### SHORT TASK
Exactly repeat the material, dropping every picture from the copy.
.....
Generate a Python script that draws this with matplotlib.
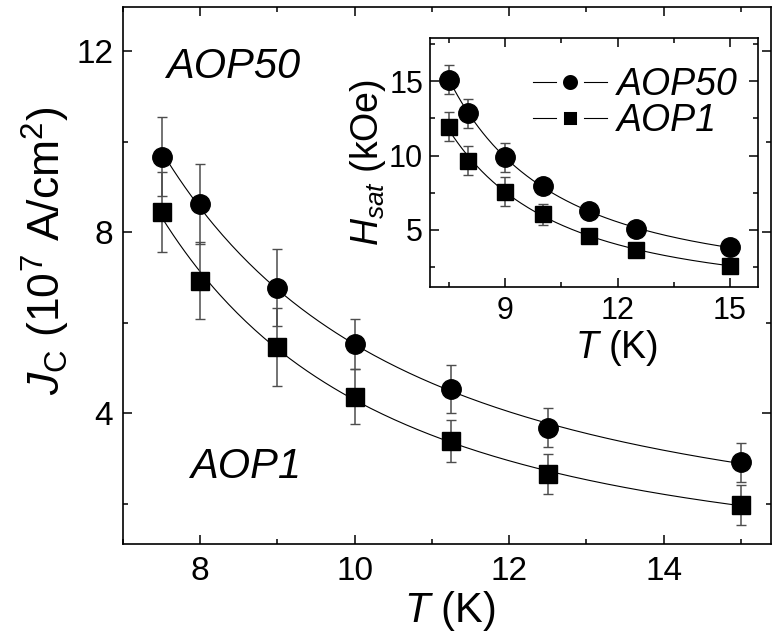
import numpy as np
import matplotlib
matplotlib.use('Agg')
import matplotlib.pyplot as plt
from matplotlib.ticker import MultipleLocator

plt.rcParams['font.family'] = ['Liberation Sans', 'DejaVu Sans']
plt.rcParams['mathtext.fontset'] = 'custom'
plt.rcParams['mathtext.rm'] = 'Liberation Sans'
plt.rcParams['mathtext.it'] = 'Liberation Sans:italic'

# --- data ---
T = [7.5, 8, 9, 10, 11.25, 12.5, 15]

# main panel: Jc (10^7 A/cm^2)
jc_aop50 = [9.67, 8.62, 6.78, 5.53, 4.54, 3.69, 2.92]
jc_aop50_err = [0.87, 0.89, 0.86, 0.55, 0.52, 0.44, 0.43]
jc_aop1 = [8.45, 6.93, 5.46, 4.37, 3.39, 2.66, 1.98]
jc_aop1_err = [0.88, 0.85, 0.86, 0.61, 0.46, 0.44, 0.44]

# inset: Hsat (kOe)
hs_aop50 = [15.1, 12.83, 9.88, 7.94, 6.3, 5.05, 3.84]
hs_aop50_err = [0.98, 0.97, 0.98, 0.3, 0.2, 0.2, 0.2]
hs_aop1 = [11.93, 9.66, 7.58, 6.04, 4.6, 3.66, 2.6]
hs_aop1_err = [0.96, 1.0, 0.97, 0.7, 0.2, 0.2, 0.2]


def smooth(x, y):
    # smooth guide line: quadratic fit in log-log space
    p = np.polyfit(np.log(x), np.log(y), 2)
    xs = np.linspace(min(x), max(x), 200)
    return xs, np.exp(np.polyval(p, np.log(xs)))


def style_axis(ax, fs, pad_x, pad_y):
    ax.tick_params(which='both', direction='in', top=True, right=True,
                   labelsize=fs, width=1.1)
    ax.tick_params(which='major', length=6.5)
    ax.tick_params(which='minor', length=3.5)
    ax.tick_params(axis='x', pad=pad_x)
    ax.tick_params(axis='y', pad=pad_y)
    for s in ax.spines.values():
        s.set_linewidth(1.2)


fig = plt.figure(figsize=(7.73, 6.41), dpi=100)
ax = fig.add_axes([0.1591, 0.1521, 0.8383, 0.8369])

errkw = dict(ecolor='#4d4d4d', elinewidth=1.1, capsize=3.6, capthick=1.0, linestyle='none')
for y, e, m, ms in [(jc_aop50, jc_aop50_err, 'o', 14), (jc_aop1, jc_aop1_err, 's', 12.5)]:
    xs, ys = smooth(T, y)
    ax.plot(xs, ys, 'k-', lw=0.8, zorder=2)
    ax.errorbar(T, y, yerr=e, fmt=m, color='k', ms=ms, zorder=3, **errkw)

ax.set_xlim(7.0, 15.39)
ax.set_ylim(1.13, 12.97)
ax.xaxis.set_major_locator(MultipleLocator(2))
ax.xaxis.set_minor_locator(MultipleLocator(1))
ax.yaxis.set_major_locator(MultipleLocator(4))
ax.yaxis.set_minor_locator(MultipleLocator(2))
style_axis(ax, 24, 9, 7)
ax.set_xlabel(r'$T$ (K)', fontsize=30)
ax.xaxis.set_label_coords(0.505, -0.085)
ax.set_ylabel(r'$J_{\rm C}$ (10$^7$ A/cm$^2$)', fontsize=32)
ax.yaxis.set_label_coords(-0.079, 0.545)

ax.text(7.56, 11.65, 'AOP50', fontsize=30, style='italic', va='center', ha='left')
ax.text(7.87, 2.82, 'AOP1', fontsize=30, style='italic', va='center', ha='left')

# --- inset ---
ins = fig.add_axes([0.5563, 0.5518, 0.4247, 0.3884])
for y, e, m, ms, lms, lmew, lab in [(hs_aop50, hs_aop50_err, 'o', 14, 15.1, 4.3, 'AOP50'),
                                    (hs_aop1, hs_aop1_err, 's', 12, 13.7, 5.0, 'AOP1')]:
    xs, ys = smooth(T, y)
    ins.plot(xs, ys, 'k-', lw=0.8, zorder=2)
    ins.errorbar(T, y, yerr=e, fmt=m, color='k', ms=ms, zorder=3, **errkw)
    ins.plot([], [], 'k-', marker=m, ms=lms, mfc='k', mec='white', mew=lmew,
             lw=0.8, label=lab)

ins.set_xlim(6.99, 15.76)
ins.set_ylim(1.15, 17.87)
ins.xaxis.set_major_locator(MultipleLocator(3))
ins.xaxis.set_minor_locator(MultipleLocator(1.5))
ins.yaxis.set_major_locator(MultipleLocator(5))
ins.yaxis.set_minor_locator(MultipleLocator(2.5))
style_axis(ins, 22, 6, 5)
ins.set_xlabel(r'$T$ (K)', fontsize=27)
ins.xaxis.set_label_coords(0.567, -0.165)
ins.set_ylabel(r'$H_{sat}$ (kOe)', fontsize=27, labelpad=1)
leg = ins.legend(loc='upper left', bbox_to_anchor=(0.314, 0.885), frameon=False,
                 handlelength=1.97, handletextpad=0.27, labelspacing=0.01,
                 borderaxespad=0, borderpad=0,
                 prop={'style': 'italic', 'size': 27})

fig.savefig('out.png', dpi=100)
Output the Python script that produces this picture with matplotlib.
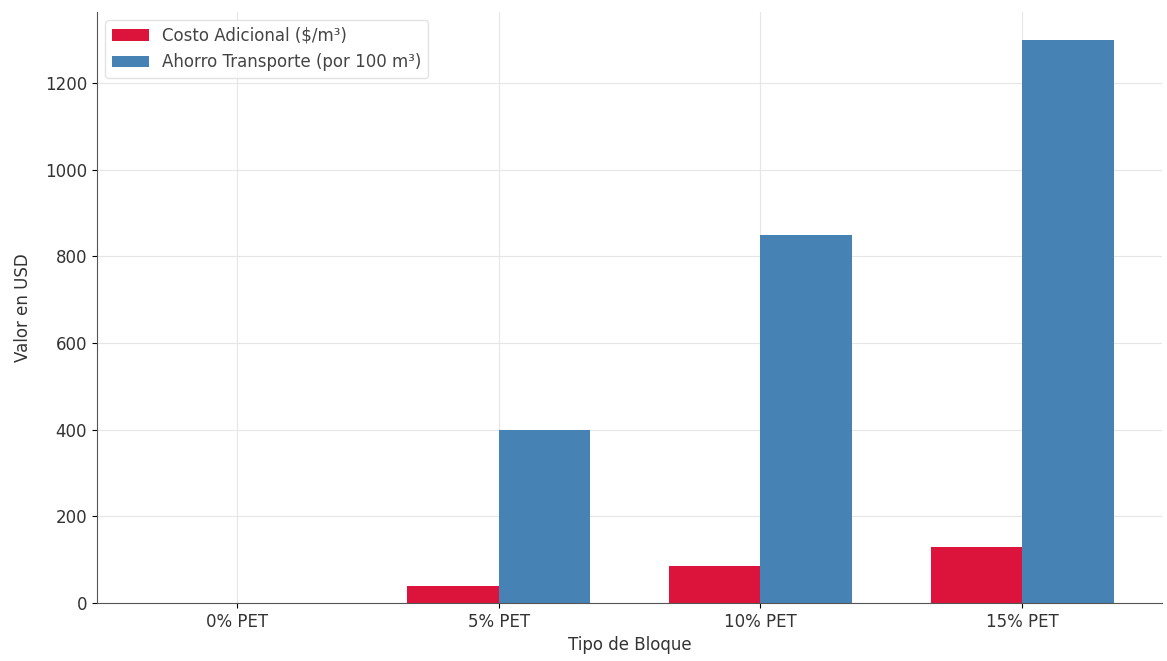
.....
### FINAL RESULT
Generate a Python script that draws this with matplotlib.
import numpy as np
import matplotlib
matplotlib.use('Agg')
import matplotlib.pyplot as plt
from matplotlib.ticker import MultipleLocator

plt.rcParams['font.family'] = ['Liberation Sans', 'DejaVu Sans']
plt.rcParams['mathtext.fontset'] = 'custom'
plt.rcParams['mathtext.rm'] = 'Liberation Sans'
plt.rcParams['mathtext.it'] = 'Liberation Sans:italic'

# --- data ---
T = [7.5, 8, 9, 10, 11.25, 12.5, 15]

# main panel: Jc (10^7 A/cm^2)
jc_aop50 = [9.67, 8.62, 6.78, 5.53, 4.54, 3.69, 2.92]
jc_aop50_err = [0.87, 0.89, 0.86, 0.55, 0.52, 0.44, 0.43]
jc_aop1 = [8.45, 6.93, 5.46, 4.37, 3.39, 2.66, 1.98]
jc_aop1_err = [0.88, 0.85, 0.86, 0.61, 0.46, 0.44, 0.44]

# inset: Hsat (kOe)
hs_aop50 = [15.1, 12.83, 9.88, 7.94, 6.3, 5.05, 3.84]
hs_aop50_err = [0.98, 0.97, 0.98, 0.3, 0.2, 0.2, 0.2]
hs_aop1 = [11.93, 9.66, 7.58, 6.04, 4.6, 3.66, 2.6]
hs_aop1_err = [0.96, 1.0, 0.97, 0.7, 0.2, 0.2, 0.2]


def smooth(x, y):
    # smooth guide line: quadratic fit in log-log space
    p = np.polyfit(np.log(x), np.log(y), 2)
    xs = np.linspace(min(x), max(x), 200)
    return xs, np.exp(np.polyval(p, np.log(xs)))


def style_axis(ax, fs, pad_x, pad_y):
    ax.tick_params(which='both', direction='in', top=True, right=True,
                   labelsize=fs, width=1.1)
    ax.tick_params(which='major', length=6.5)
    ax.tick_params(which='minor', length=3.5)
    ax.tick_params(axis='x', pad=pad_x)
    ax.tick_params(axis='y', pad=pad_y)
    for s in ax.spines.values():
        s.set_linewidth(1.2)


fig = plt.figure(figsize=(7.73, 6.41), dpi=100)
ax = fig.add_axes([0.1591, 0.1521, 0.8383, 0.8369])

errkw = dict(ecolor='#4d4d4d', elinewidth=1.1, capsize=3.6, capthick=1.0, linestyle='none')
for y, e, m, ms in [(jc_aop50, jc_aop50_err, 'o', 14), (jc_aop1, jc_aop1_err, 's', 12.5)]:
    xs, ys = smooth(T, y)
    ax.plot(xs, ys, 'k-', lw=0.8, zorder=2)
    ax.errorbar(T, y, yerr=e, fmt=m, color='k', ms=ms, zorder=3, **errkw)

ax.set_xlim(7.0, 15.39)
ax.set_ylim(1.13, 12.97)
ax.xaxis.set_major_locator(MultipleLocator(2))
ax.xaxis.set_minor_locator(MultipleLocator(1))
ax.yaxis.set_major_locator(MultipleLocator(4))
ax.yaxis.set_minor_locator(MultipleLocator(2))
style_axis(ax, 24, 9, 7)
ax.set_xlabel(r'$T$ (K)', fontsize=30)
ax.xaxis.set_label_coords(0.505, -0.085)
ax.set_ylabel(r'$J_{\rm C}$ (10$^7$ A/cm$^2$)', fontsize=32)
ax.yaxis.set_label_coords(-0.079, 0.545)

ax.text(7.56, 11.65, 'AOP50', fontsize=30, style='italic', va='center', ha='left')
ax.text(7.87, 2.82, 'AOP1', fontsize=30, style='italic', va='center', ha='left')

# --- inset ---
ins = fig.add_axes([0.5563, 0.5518, 0.4247, 0.3884])
for y, e, m, ms, lms, lmew, lab in [(hs_aop50, hs_aop50_err, 'o', 14, 15.1, 4.3, 'AOP50'),
                                    (hs_aop1, hs_aop1_err, 's', 12, 13.7, 5.0, 'AOP1')]:
    xs, ys = smooth(T, y)
    ins.plot(xs, ys, 'k-', lw=0.8, zorder=2)
    ins.errorbar(T, y, yerr=e, fmt=m, color='k', ms=ms, zorder=3, **errkw)
    ins.plot([], [], 'k-', marker=m, ms=lms, mfc='k', mec='white', mew=lmew,
             lw=0.8, label=lab)

ins.set_xlim(6.99, 15.76)
ins.set_ylim(1.15, 17.87)
ins.xaxis.set_major_locator(MultipleLocator(3))
ins.xaxis.set_minor_locator(MultipleLocator(1.5))
ins.yaxis.set_major_locator(MultipleLocator(5))
ins.yaxis.set_minor_locator(MultipleLocator(2.5))
style_axis(ins, 22, 6, 5)
ins.set_xlabel(r'$T$ (K)', fontsize=27)
ins.xaxis.set_label_coords(0.567, -0.165)
ins.set_ylabel(r'$H_{sat}$ (kOe)', fontsize=27, labelpad=1)
leg = ins.legend(loc='upper left', bbox_to_anchor=(0.314, 0.885), frameon=False,
                 handlelength=1.97, handletextpad=0.27, labelspacing=0.01,
                 borderaxespad=0, borderpad=0,
                 prop={'style': 'italic', 'size': 27})

fig.savefig('out.png', dpi=100)
Output the Python script that produces this picture with matplotlib.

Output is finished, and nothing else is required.